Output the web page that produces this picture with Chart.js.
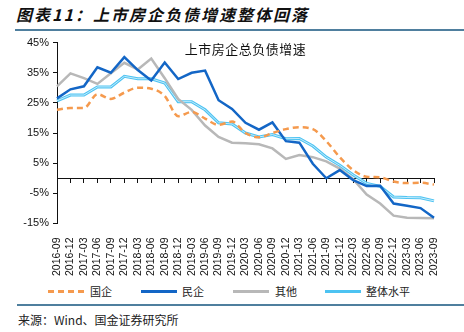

○ ○ ○ ○

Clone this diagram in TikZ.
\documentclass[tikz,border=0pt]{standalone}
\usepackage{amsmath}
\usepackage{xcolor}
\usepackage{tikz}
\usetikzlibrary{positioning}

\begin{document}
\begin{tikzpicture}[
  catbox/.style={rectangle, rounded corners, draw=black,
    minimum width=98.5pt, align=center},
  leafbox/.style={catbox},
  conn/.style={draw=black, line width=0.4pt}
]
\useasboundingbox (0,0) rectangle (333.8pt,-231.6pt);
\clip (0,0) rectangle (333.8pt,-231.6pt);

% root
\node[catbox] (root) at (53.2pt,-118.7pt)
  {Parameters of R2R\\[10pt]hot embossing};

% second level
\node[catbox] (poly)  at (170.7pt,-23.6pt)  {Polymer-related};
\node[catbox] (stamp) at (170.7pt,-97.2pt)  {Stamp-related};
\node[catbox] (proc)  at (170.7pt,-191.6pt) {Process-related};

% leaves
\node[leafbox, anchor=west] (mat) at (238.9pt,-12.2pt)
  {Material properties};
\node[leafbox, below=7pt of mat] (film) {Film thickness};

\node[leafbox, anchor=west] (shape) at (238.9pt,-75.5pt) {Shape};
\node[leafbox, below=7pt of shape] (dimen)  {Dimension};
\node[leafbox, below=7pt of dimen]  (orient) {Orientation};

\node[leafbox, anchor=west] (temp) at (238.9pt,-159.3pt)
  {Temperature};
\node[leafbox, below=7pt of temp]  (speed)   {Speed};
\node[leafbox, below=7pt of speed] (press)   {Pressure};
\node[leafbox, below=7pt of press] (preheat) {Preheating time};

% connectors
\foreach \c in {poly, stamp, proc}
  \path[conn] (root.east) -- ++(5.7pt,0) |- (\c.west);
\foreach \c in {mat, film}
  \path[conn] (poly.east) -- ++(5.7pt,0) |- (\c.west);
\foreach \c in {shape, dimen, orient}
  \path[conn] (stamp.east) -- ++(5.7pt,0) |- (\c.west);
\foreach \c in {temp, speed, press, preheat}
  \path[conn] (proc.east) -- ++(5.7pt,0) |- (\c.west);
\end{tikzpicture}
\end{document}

○ ○ ○ ○

> _TASK DIRECTIONS_:
Going through the lines above one by one, tally those with the word "this" and give only the total.

> _RESPONSE_:
2